(WHAT YOU HAVE TO DO):
Which lines in the records below contain the word "with"? Copy each of them.

-*-*-

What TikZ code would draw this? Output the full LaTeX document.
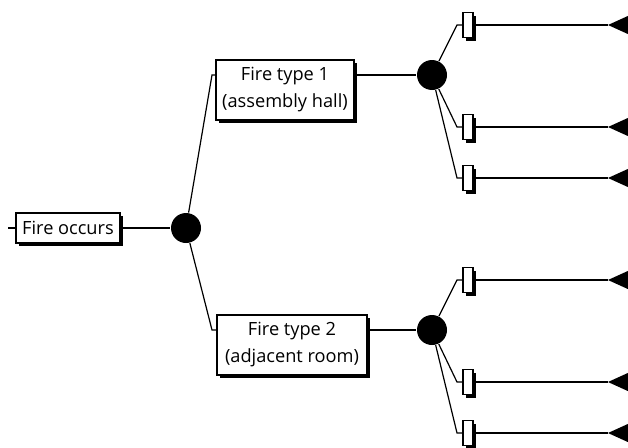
\documentclass[tikz,border=0pt]{standalone}
\usepackage{fontspec}
\setmainfont{Open Sans}
\usetikzlibrary{shadows}
\begin{document}
\begin{tikzpicture}[x=1pt,y=-1pt,
  line width=1.2pt,
  shad/.style={drop shadow={shadow xshift=3pt,shadow yshift=-3pt,fill=black,opacity=1}},
  box/.style={draw,fill=white,shad,inner sep=0pt,align=center,font=\fontsize{18.2}{27}\selectfont},
  term/.style={draw,fill=white,shad,inner sep=0pt,minimum width=10pt,minimum height=25pt},
  chance/.style={circle,fill=black,inner sep=0pt,minimum size=30pt},
  endtri/.style={fill=black}
]
\useasboundingbox (0,0) rectangle (628,447);
% left
\coordinate (st) at (8,228);
\node[box,minimum width=104pt,minimum height=30pt] (occ) at (68,228) {Fire occurs};
\node[chance] (c1) at (186,228) {};
\draw (st) -- (occ.west);
\draw (occ.east) -- (c1);
% fire type boxes
\node[box,minimum width=138pt,minimum height=60pt] (b1) at (285,90) {Fire type 1\\(assembly hall)};
\node[box,minimum width=150pt,minimum height=60pt] (b2) at (292,345) {Fire type 2\\(adjacent room)};
\node[chance] (c2) at (432,75) {};
\node[chance] (c3) at (432,330) {};
\coordinate (ka) at (212,75);
\coordinate (kb) at (212,330);
\draw (c1) -- (ka) -- (ka -| b1.west);
\draw (c1) -- (kb) -- (kb -| b2.west);
\draw (b1.east |- c2.center) -- (c2);
\draw (b2.east |- c3.center) -- (c3);
% terminals
\foreach \i/\y/\c in {1/25/c2,2/127/c2,3/178/c2,4/280/c3,5/382/c3,6/433/c3}{
  \node[term] (t\i) at (468,\y) {};
  \coordinate (k\i) at (457,\y);
  \coordinate (e\i) at (608,\y);
  \draw (\c) -- (k\i) -- (t\i.west);
  \draw (t\i.east) -- (e\i);
  \fill[endtri] (e\i) -- ++(22,-10) -- ++(0,20) -- cycle;
}
\end{tikzpicture}
\end{document}
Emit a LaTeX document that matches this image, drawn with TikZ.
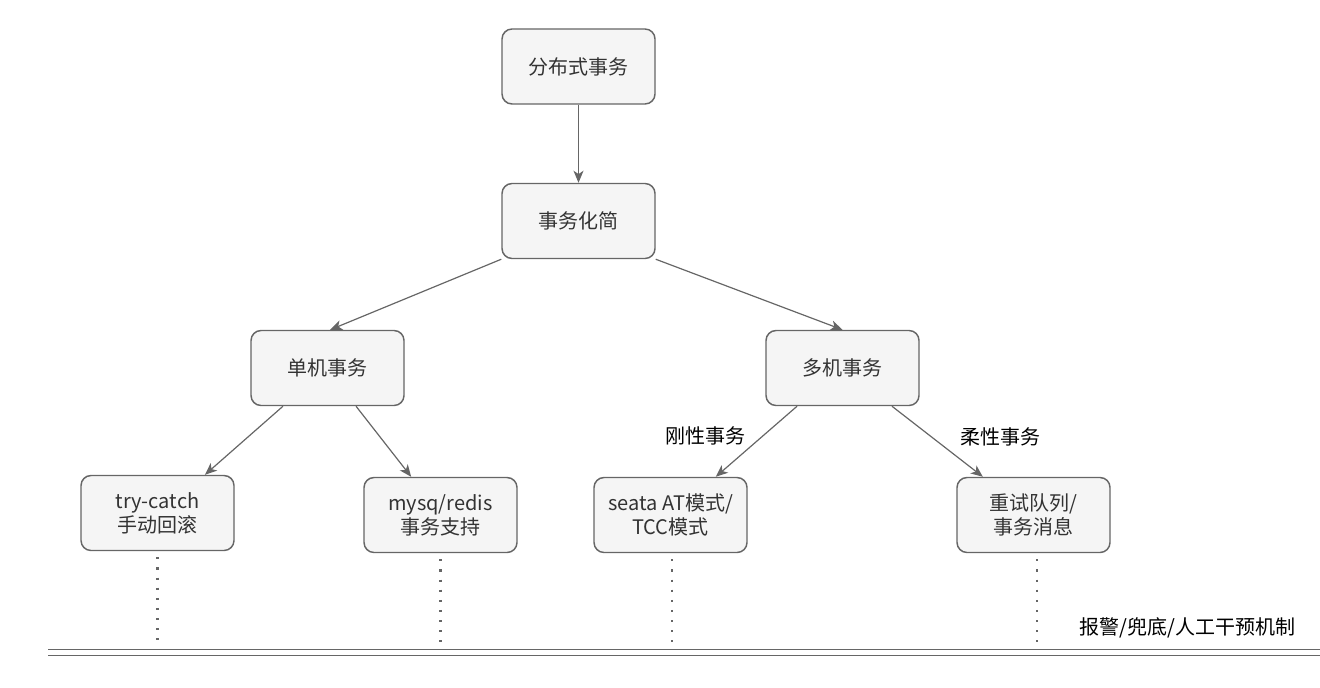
\documentclass[tikz,border=0pt]{standalone}
\usepackage{fontspec}
\setmainfont{Noto Sans CJK SC}
\usepackage{xcolor}
\usetikzlibrary{arrows.meta,positioning,calc}
\definecolor{boxfill}{HTML}{F5F5F5}
\definecolor{boxline}{HTML}{666666}
\definecolor{boxtext}{HTML}{333333}
\tikzset{
  taskbox/.style={
    rectangle, rounded corners=7.5pt, draw=boxline, fill=boxfill, line width=1.1pt,
    minimum width=114.75pt, minimum height=56.25pt,
    font=\fontsize{15}{18}\selectfont, text=boxtext, align=center,
    inner sep=3pt
  },
  flowarrow/.style={
    -{Stealth[length=9pt,width=7.5pt,inset=2.5pt]}, line width=0.9pt, color=boxline
  },
  sidelabel/.style={font=\fontsize{15}{18}\selectfont, text=black, inner sep=0pt},
  guardline/.style={line width=1.6pt, color=boxline, dash pattern=on 1.6pt off 6pt},
  baseline/.style={line width=0.9pt, color=boxline},
}

\begin{document}
\begin{tikzpicture}[x=0.75pt, y=-0.75pt]
  \useasboundingbox (0,0) rectangle (1320,688);
  \node[taskbox] at (578.5,66.5) (root) {分布式事务};
  \node[taskbox] at (578.5,221) (simp) {事务化简};
  \draw[flowarrow] (root) -- (simp);
  \node[taskbox] at (327.5,368) (single) {单机事务};
  \node[taskbox] at (842.5,368) (multi) {多机事务};
  \draw[flowarrow] (simp.south west) -- ([xshift=2pt]single.north);
  \draw[flowarrow] (simp.south east) -- (multi.north);
  \node[taskbox] at (157.5,513) (trycatch) {try-catch\\手动回滚};
  \node[taskbox] at (440.5,515) (dbtx) {mysq/redis\\事务支持};
  \node[taskbox] at (670.5,515) (seata) {seata AT模式/\\TCC模式};
  \node[taskbox] at (1033.5,515) (retry) {重试队列/\\事务消息};
  \draw[flowarrow] ([xshift=-33.4pt]single.south) -- ([xshift=35.6pt]trycatch.north);
  \draw[flowarrow] ([xshift=21.4pt]single.south) -- ([xshift=-22pt]dbtx.north);
  \draw[flowarrow] ([xshift=-34.1pt]multi.south) -- ([xshift=34pt]seata.north);
  \draw[flowarrow] ([xshift=37.1pt]multi.south) -- ([xshift=-38pt]retry.north);
  \node[sidelabel] at (705,436) (hard) {刚性事务};
  \node[sidelabel] at (1000,437) (soft) {柔性事务};
  % fallback line
  \coordinate (baseL) at (48,649.5);
  \coordinate (baseR) at (1320,649.5);
  \coordinate (dotend) at (48,644);
  \draw[baseline] (baseL) -- (baseR);
  \draw[baseline] ([yshift=-4.2pt]baseL) -- ([yshift=-4.2pt]baseR);
  \node[sidelabel] at (1187.5,628) (guard) {报警/兜底/人工干预机制};
  \draw[guardline] (trycatch.south) ++(0,6) -- (trycatch.south |- dotend);
  \draw[guardline] (dbtx.south) ++(0,6) -- (dbtx.south |- dotend);
  \draw[guardline] ([xshift=1.2pt]seata.south) ++(0,6) -- ([xshift=1.2pt]seata.south |- dotend);
  \draw[guardline] ([xshift=2.6pt]retry.south) ++(0,6) -- ([xshift=2.6pt]retry.south |- dotend);
\end{tikzpicture}
\end{document}
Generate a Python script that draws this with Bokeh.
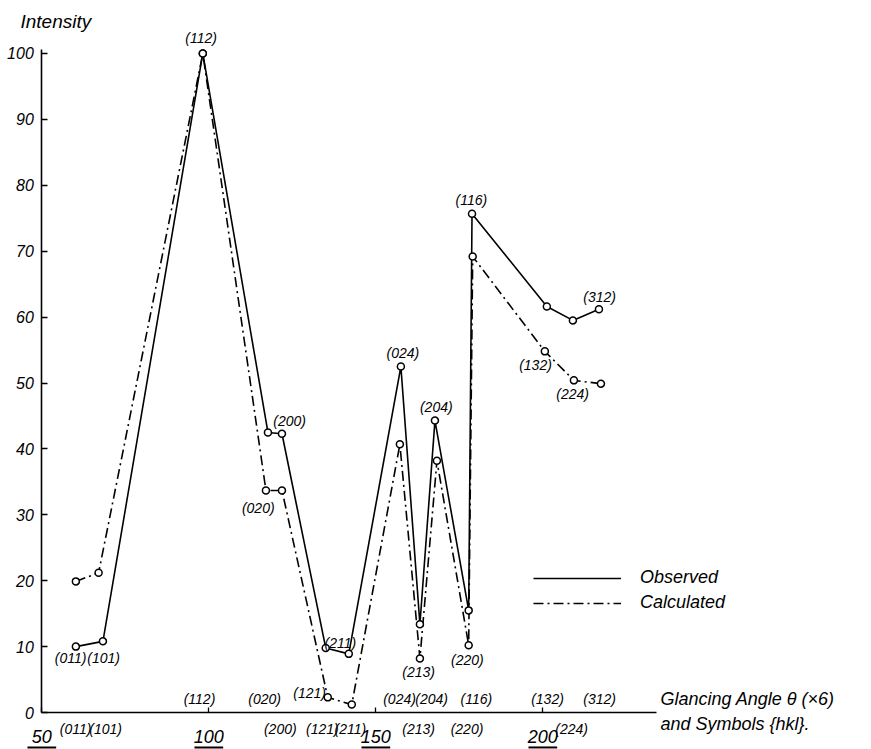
from bokeh.plotting import figure
from bokeh.models import (LinearAxis, FixedTicker, Range1d, Legend, LegendItem,
                          ColumnDataSource)
from bokeh.core.properties import value
from bokeh.embed import file_html
from bokeh.resources import INLINE

# ---------------- data ----------------
# observed intensities (solid line)
x_obs = [60.2, 68.3, 98.2, 117.7, 121.9, 135.0, 141.9, 157.5, 163.2, 167.7, 177.8, 178.8, 201.2, 209.0, 216.8]
y_obs = [10.0, 10.8, 100.0, 42.5, 42.3, 9.8, 8.9, 52.5, 13.4, 44.3, 15.5, 75.7, 61.6, 59.5, 61.2]
# calculated intensities (dash-dot line)
x_calc = [60.2, 67.0, 98.2, 117.1, 121.9, 135.6, 142.8, 157.2, 163.2, 168.3, 177.8, 179.0, 200.6, 209.3, 217.4]
y_calc = [19.9, 21.2, 100.0, 33.7, 33.7, 2.3, 1.2, 40.7, 8.2, 38.2, 10.2, 69.2, 54.8, 50.4, 49.9]

# hkl labels beside the points
pt_text = ["(011)", "(101)", "(112)", "(200)", "(020)", "(211)", "(121)", "(024)",
           "(213)", "(204)", "(220)", "(116)", "(132)", "(224)", "(312)"]
pt_x = [58.6, 68.5, 97.7, 124.2, 114.8, 139.4, 130.2, 158.1, 162.8, 168.1, 177.4, 178.6, 197.8, 208.9, 217.0]
pt_y = [8.3, 8.3, 102.3, 44.3, 31.1, 10.6, 2.9, 54.5, 6.1, 46.3, 7.9, 77.8, 52.7, 48.4, 63.1]

# hkl symbols along the angle axis
above_text = ["(112)", "(020)", "(024)", "(204)", "(116)", "(132)", "(312)"]
above_x = [97.2, 116.7, 157.1, 166.7, 180.1, 201.4, 217.0]
below_text = ["(011)", "(101)", "(200)", "(121)", "(211)", "(213)", "(220)", "(224)"]
below_x = [60.1, 69.1, 121.4, 134.0, 142.4, 162.8, 177.3, 208.6]

x_ticks = [50, 100, 150, 200]
y_ticks = [0, 10, 20, 30, 40, 50, 60, 70, 80, 90, 100]

FONT = "Liberation Sans"

# ---------------- figure ----------------
p = figure(width=871, height=749, output_backend="svg", toolbar_location=None,
           x_range=Range1d(37.63, 298.4), y_range=Range1d(-5.61, 108.04),
           x_axis_type=None, y_axis_type=None,
           min_border=0, min_border_left=0, min_border_right=0,
           min_border_top=0, min_border_bottom=0)
p.outline_line_color = None
p.xgrid.visible = False
p.ygrid.visible = False
p.background_fill_color = "white"

yaxis = LinearAxis(fixed_location=50, bounds=(0, 100.6), ticker=FixedTicker(ticks=y_ticks),
                   major_tick_in=6, major_tick_out=0, minor_tick_in=0, minor_tick_out=0,
                   axis_line_width=1.6, major_tick_line_width=1.3,
                   major_label_standoff=8,
                   major_label_text_font=FONT, major_label_text_font_style="italic",
                   major_label_text_font_size="16px", major_label_text_color="black")
p.add_layout(yaxis, "left")

xaxis = LinearAxis(fixed_location=0, bounds=(50, 234), ticker=FixedTicker(ticks=x_ticks),
                   major_tick_in=5, major_tick_out=0, minor_tick_in=0, minor_tick_out=0,
                   axis_line_width=1.6, major_tick_line_width=1.3,
                   major_label_standoff=17,
                   major_label_text_font=FONT, major_label_text_font_style="italic",
                   major_label_text_font_size="18px", major_label_text_color="black")
p.add_layout(xaxis, "below")

# underlines beneath the angle numbers
p.segment(x0=[t - 4.3 for t in x_ticks], x1=[t + 4.3 for t in x_ticks],
          y0=[-5.3] * len(x_ticks), y1=[-5.3] * len(x_ticks),
          line_color="black", line_width=2)

# ---------------- series ----------------
r_obs = p.line(x_obs, y_obs, line_color="black", line_width=1.6)
r_calc = p.line(x_calc, y_calc, line_color="black", line_width=1.6, line_dash="10 4 2 4")
p.scatter(x_obs, y_obs, marker="circle", size=7, fill_color="white",
          line_color="black", line_width=1.5)
p.scatter(x_calc, y_calc, marker="circle", size=7, fill_color="white",
          line_color="black", line_width=1.5)

# ---------------- texts ----------------
def txt(xs, ys, texts, size, align="center"):
    src = ColumnDataSource(dict(x=xs, y=ys, t=texts))
    p.text(x="x", y="y", text="t", source=src, text_font=value(FONT),
           text_font_style="italic", text_font_size=size, text_align=align,
           text_baseline="middle", text_color="black")

txt(pt_x, pt_y, pt_text, "14px")
txt(above_x, [2.0] * len(above_x), above_text, "14px")
txt(below_x, [-2.5] * len(below_x), below_text, "14px")
txt([43.6], [104.9], ["Intensity"], "19px", align="left")
txt([235.2, 235.2], [2.0, -1.8], ["Glancing Angle \u03b8 (\u00d76)", "and  Symbols {hkl}."],
    "18px", align="left")

legend = Legend(items=[LegendItem(label="Observed", renderers=[r_obs]),
                       LegendItem(label="Calculated", renderers=[r_calc])],
                location=(533, 136), glyph_width=88, glyph_height=20, spacing=4,
                padding=0, margin=0, label_standoff=19, border_line_color=None,
                background_fill_alpha=0, label_text_font=FONT,
                label_text_color="black",
                label_text_font_style="italic", label_text_font_size="18px")
p.add_layout(legend)

open("out.html", "w").write(file_html(p, INLINE))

-*-*-

(EXERCISE OUTPUT):
Emit a LaTeX document that matches this image, drawn with TikZ.
Generate a Python script that draws this with Bokeh.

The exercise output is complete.